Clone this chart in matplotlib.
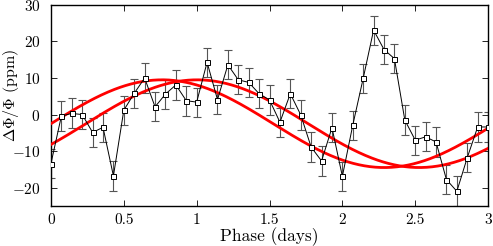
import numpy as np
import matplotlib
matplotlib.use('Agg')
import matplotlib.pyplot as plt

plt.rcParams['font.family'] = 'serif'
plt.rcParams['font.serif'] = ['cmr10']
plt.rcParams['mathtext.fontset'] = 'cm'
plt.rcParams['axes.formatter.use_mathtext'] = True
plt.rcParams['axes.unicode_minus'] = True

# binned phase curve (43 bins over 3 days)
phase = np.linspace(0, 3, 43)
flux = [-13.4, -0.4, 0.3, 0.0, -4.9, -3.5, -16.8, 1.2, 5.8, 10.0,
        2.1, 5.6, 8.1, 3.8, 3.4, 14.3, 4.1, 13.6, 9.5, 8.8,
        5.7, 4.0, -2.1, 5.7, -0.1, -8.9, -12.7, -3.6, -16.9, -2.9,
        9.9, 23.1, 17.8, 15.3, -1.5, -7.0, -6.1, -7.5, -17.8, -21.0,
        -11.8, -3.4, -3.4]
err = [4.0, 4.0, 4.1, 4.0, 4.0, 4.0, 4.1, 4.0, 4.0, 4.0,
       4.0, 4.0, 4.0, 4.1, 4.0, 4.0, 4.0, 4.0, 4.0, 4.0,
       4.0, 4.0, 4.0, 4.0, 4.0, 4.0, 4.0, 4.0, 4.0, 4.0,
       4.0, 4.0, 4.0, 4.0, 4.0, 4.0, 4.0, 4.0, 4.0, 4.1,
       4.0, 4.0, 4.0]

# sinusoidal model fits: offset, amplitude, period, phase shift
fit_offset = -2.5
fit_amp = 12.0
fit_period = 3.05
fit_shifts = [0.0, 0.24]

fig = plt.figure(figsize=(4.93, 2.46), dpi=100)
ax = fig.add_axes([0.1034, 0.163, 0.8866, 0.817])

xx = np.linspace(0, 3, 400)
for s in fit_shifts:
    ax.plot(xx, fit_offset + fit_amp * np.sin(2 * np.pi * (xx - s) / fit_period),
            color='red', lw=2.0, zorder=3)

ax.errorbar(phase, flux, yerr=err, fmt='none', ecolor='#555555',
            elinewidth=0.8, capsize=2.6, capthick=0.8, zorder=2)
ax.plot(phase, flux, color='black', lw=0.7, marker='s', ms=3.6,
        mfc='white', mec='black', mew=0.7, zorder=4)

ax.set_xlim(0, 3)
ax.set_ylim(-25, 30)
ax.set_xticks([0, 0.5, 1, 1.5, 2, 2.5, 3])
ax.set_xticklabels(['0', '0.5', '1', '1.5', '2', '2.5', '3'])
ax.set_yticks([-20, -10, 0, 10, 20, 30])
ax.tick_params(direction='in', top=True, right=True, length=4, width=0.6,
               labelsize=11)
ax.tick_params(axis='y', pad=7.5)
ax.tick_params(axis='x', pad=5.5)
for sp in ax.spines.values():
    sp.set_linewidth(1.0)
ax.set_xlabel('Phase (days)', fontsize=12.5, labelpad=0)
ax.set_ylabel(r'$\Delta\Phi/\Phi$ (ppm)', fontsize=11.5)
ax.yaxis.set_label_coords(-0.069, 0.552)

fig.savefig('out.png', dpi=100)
***
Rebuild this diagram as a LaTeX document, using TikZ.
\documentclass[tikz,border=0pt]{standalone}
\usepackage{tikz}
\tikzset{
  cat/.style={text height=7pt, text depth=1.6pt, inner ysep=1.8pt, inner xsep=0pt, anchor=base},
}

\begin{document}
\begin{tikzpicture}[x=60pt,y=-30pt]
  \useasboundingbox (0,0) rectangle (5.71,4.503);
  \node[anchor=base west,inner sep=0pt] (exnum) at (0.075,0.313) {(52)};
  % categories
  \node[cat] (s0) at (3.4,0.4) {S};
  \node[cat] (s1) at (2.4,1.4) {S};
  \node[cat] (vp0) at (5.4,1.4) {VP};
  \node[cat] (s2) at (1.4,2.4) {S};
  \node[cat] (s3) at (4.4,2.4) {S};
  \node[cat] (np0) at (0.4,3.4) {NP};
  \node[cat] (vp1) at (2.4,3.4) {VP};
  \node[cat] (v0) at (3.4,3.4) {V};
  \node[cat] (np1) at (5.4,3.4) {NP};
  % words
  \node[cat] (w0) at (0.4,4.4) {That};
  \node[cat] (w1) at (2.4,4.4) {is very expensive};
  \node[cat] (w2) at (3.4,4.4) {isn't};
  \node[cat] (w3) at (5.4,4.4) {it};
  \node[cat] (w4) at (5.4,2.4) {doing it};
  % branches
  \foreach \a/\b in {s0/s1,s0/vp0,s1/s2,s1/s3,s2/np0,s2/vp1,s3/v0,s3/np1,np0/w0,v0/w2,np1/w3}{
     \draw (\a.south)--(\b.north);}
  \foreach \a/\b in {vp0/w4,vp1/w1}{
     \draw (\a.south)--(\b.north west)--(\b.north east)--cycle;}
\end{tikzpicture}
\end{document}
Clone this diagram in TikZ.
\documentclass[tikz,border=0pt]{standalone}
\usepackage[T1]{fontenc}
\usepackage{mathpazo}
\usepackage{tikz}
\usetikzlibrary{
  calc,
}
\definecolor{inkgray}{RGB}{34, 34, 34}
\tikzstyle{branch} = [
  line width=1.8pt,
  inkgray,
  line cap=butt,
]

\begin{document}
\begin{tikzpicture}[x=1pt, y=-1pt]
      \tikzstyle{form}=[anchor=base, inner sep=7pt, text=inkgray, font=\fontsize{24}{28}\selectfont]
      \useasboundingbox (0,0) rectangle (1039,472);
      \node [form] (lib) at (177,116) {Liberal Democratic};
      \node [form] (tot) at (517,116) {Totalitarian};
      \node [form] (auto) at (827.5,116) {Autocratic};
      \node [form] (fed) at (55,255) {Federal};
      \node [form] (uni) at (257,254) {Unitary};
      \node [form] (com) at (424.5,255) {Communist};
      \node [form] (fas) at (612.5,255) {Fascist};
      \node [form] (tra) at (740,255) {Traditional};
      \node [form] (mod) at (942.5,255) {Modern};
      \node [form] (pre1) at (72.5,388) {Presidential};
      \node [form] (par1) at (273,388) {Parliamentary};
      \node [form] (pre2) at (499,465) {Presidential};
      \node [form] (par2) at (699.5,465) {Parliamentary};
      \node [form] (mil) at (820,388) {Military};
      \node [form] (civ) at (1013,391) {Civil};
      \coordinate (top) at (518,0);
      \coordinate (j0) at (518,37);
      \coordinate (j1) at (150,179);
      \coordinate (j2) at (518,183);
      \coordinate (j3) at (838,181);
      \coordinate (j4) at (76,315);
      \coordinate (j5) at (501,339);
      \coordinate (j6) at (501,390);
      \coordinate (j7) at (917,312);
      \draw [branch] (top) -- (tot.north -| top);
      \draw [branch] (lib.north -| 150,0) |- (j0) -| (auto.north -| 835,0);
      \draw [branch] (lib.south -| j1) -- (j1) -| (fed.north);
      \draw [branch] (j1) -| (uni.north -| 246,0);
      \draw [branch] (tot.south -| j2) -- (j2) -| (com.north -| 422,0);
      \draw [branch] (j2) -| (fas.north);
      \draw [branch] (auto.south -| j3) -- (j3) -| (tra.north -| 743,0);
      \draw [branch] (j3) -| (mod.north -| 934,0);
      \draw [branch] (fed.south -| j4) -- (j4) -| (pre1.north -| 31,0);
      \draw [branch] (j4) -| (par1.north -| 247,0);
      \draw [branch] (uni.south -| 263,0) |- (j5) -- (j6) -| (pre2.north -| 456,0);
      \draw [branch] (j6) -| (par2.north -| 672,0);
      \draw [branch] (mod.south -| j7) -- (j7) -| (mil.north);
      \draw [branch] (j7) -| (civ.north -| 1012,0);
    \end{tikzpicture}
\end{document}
***
[EXERCISE DIRECTIONS]: Extract the part of the records that opens with the line containing "Clone this chart in matplotlib." and closes with the line containing "plt.rcParams['axes.unicode_minus'] = True". Take only those lines, exactly, and no pictures.

[EXERCISE RESULT]:
Clone this chart in matplotlib.
import numpy as np
import matplotlib
matplotlib.use('Agg')
import matplotlib.pyplot as plt

plt.rcParams['font.family'] = 'serif'
plt.rcParams['font.serif'] = ['cmr10']
plt.rcParams['mathtext.fontset'] = 'cm'
plt.rcParams['axes.formatter.use_mathtext'] = True
plt.rcParams['axes.unicode_minus'] = True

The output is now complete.